Highlights of House, Senate veterans bills
A comparison of House and Senate legislation aimed at improving medical care for Department of Veterans Affairs patients:
HOUSE BILL
• Requires VA to pay for outside medical care for veterans unable to get prompt treatment from the agency or who live at least 40 miles from a VA facility. This would last two years.
• Prohibits bonuses for all VA employees through 2016.
• Requires independent assessment of VA health programs and obliges agency to report to Congress on how it implements audit recommendations.

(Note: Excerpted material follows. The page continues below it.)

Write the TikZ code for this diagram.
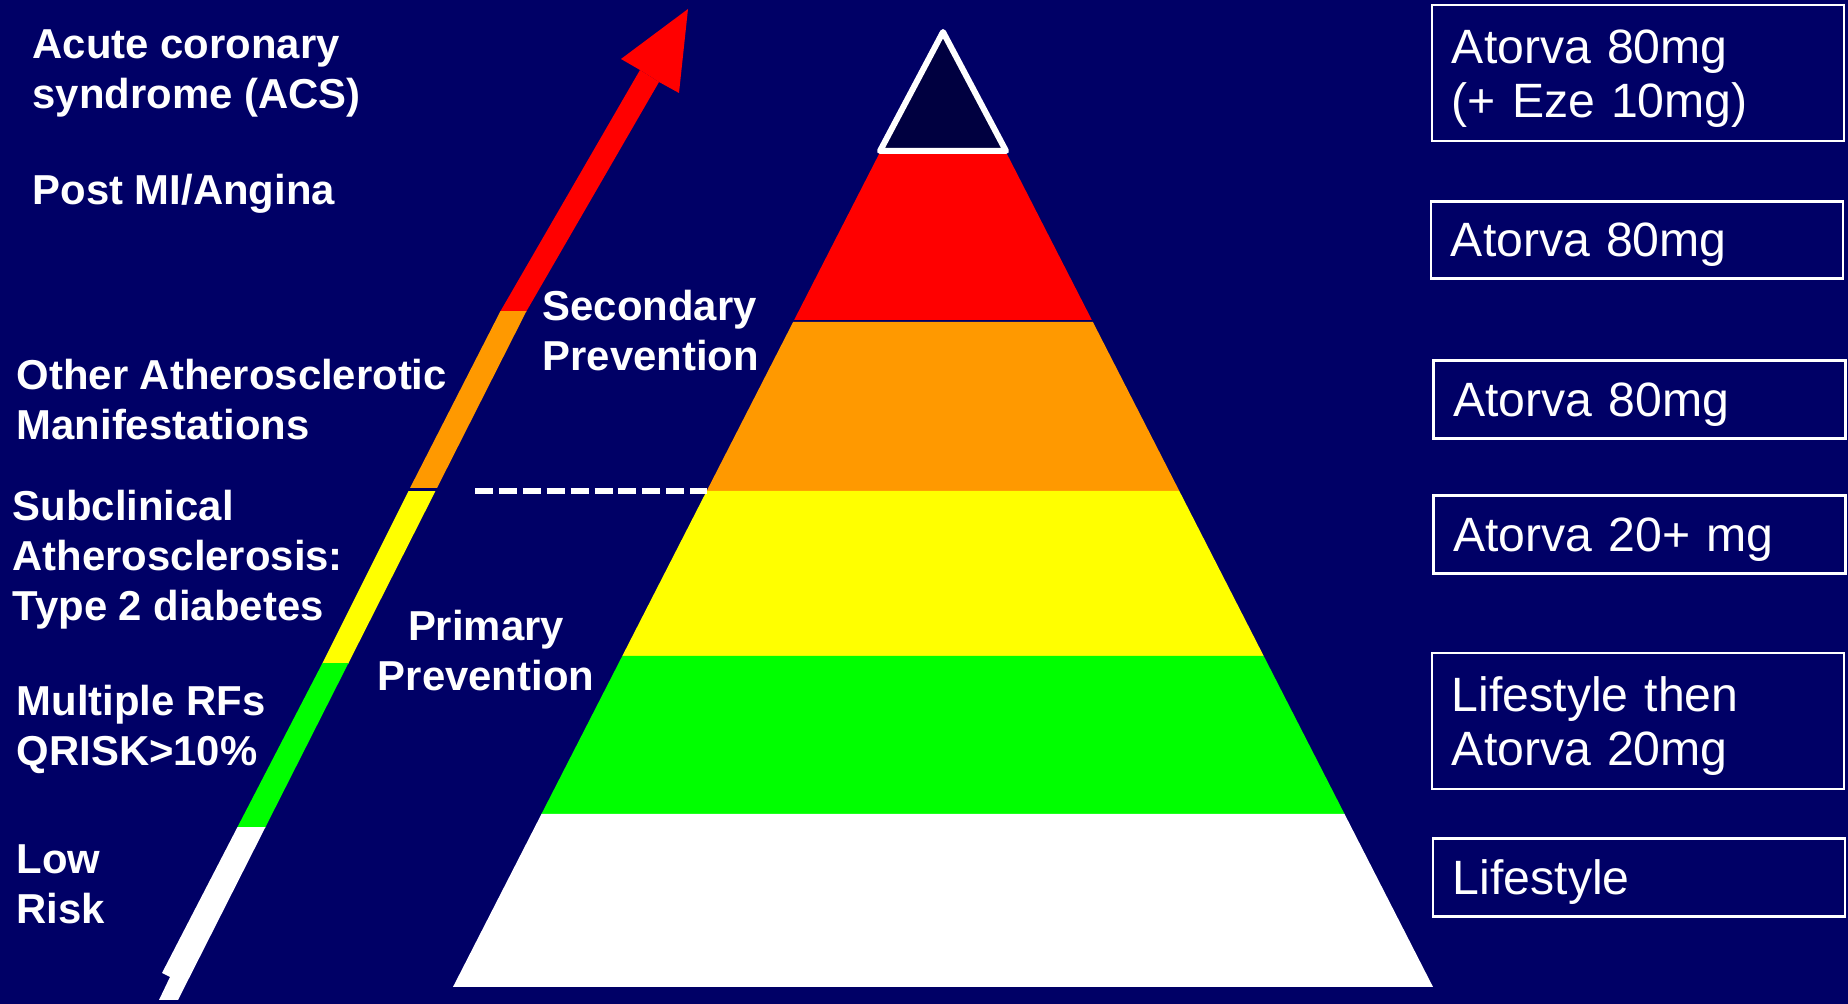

• Complements earlier House-passed bill making it easier for VA secretary to fire agency officials.
SENATE BILL
• Requires VA to pay for outside medical care for veterans unable to get prompt treatment from the agency or who live at least 40 miles from a VA facility. This would last two years.
• Bars VA from awarding bonuses to employees for meeting goals for prompt scheduling of patients' appointments - a practice investigators say led some officials to create phony wait lists.
• Makes it easier for VA secretary to fire or demote agency officials.
• Lets VA enter leases for 26 major medical facilities in 17 states and Puerto Rico.
• Gives VA 60 days to create disciplinary procedures for workers who knowingly falsify wait-time data; requires agency to publish goals for wait times for appointments and actual wait times at each VA medical center.
• Expands sexual trauma services and requires reports on domestic abuse in veterans' households.
• Lets agency more quickly fill medical jobs with greatest shortages.
• Bars VA education benefits for veterans attending public institutions unless those schools charge veterans in-state tuition.
Note: House bill is HR 4810, Senate bill is S 2450.